ND Water - July 2020 - Getting to Know Garrison Diversion Directors - Richland and Sheridan County
By Kimberly Cook
The Garrison Diversion Conservancy District (Garrison Diversion) board of directors consists of an elected official from each member county of the 28-member district. Directors are elected to serve their county for a four-year term. The full board meets quarterly, with additional committees meeting at various points throughout each year.
A large variety of interests and backgrounds provide a diverse group of individuals, but collectively, they all have the same purpose in mind. The members work to fulfill Garrison Diversion’s mission to provide a reliable, high-quality and affordable water supply to benefit the people of North Dakota.
As we continue profiling the directors who comprise the board, we introduce to you Kelly Klosterman, Richland County, and Jim Pellman, Sheridan County.
JIM PELLMAN, SHERIDAN COUNTY
When former Sheridan County board member Tim Schindler was set to retire, he knew Jim Pellman would be a good fit. As a former businessman, a farmer
and irrigator, and a dedicated community participant, voters in Sheridan County agreed, and Jim started with the Garrison Diversion board in 2017.
“When I started on the board, I didn’t realize Garrison Diversion had so many irons in
the fire, so to speak. There are many more facets to Garrison Diversion than just the McClusky and New Rockford Canals, and I’m not sure most people understand the complexities of Garrison Diversion,” says Jim. “The water projects and recreation projects we are involved in throughout the state benefit a large portion of North Dakota.”
Garrison Diversion has provided assistance in Sheridan County to enhance recreation facilities in the area. The Hoffer Lake recreation area, located three miles north of McClusky, has been a large beneficiary. Garrison Diversion manages the water levels of the lake by pumping from the McClusky Canal to provide optimal recreational opportunities. The Sheridan County Park Board manages this area. Swimming, fishing and boating can be found at Hoffer Lake.

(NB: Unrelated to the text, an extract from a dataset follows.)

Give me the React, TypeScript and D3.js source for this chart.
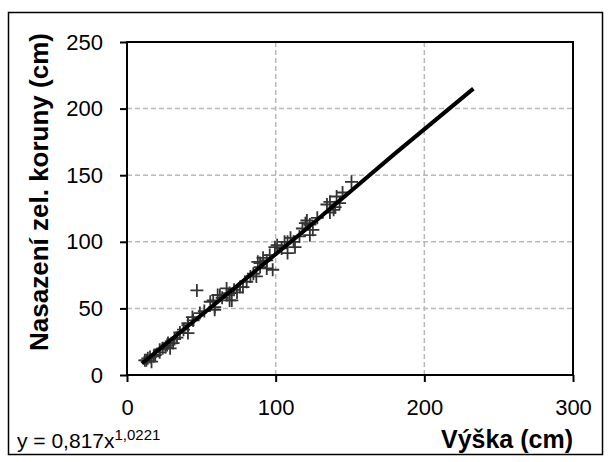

Jim grew up in Mantador and attended school at NDSU, graduating with a bachelor of
arts in ag economics. For nearly 25 years, Jim worked as the vice president of the First National Bank in McClusky, while farming in his “spare” time. He retired from the bank
several years ago, and the farm hobby turned into the full-time job.
A few years back, Jim became the first Sheridan County resident to irrigate from the McClusky Canal. He is irrigating approximately 270 acres of corn and canola. Jim continues to enjoy farming full-time and works with his two boys on the family farm.
“I’m happy irrigation is taking place from the McClusky Canal,” says Jim. “Though the irrigation is still limited in Sheridan County, being able to utilize the canal for a secondary benefit besides recreation is promising!”
An active citizen, Jim has been a volunteer fireman for more than 30 years, serves as treasurer of the local Dollars for Scholars program, is on the ND Wheat Commission and is also president of Parkview Housing, a nonprofit housing group.
Jim lives in McClusky with his wife, Candace.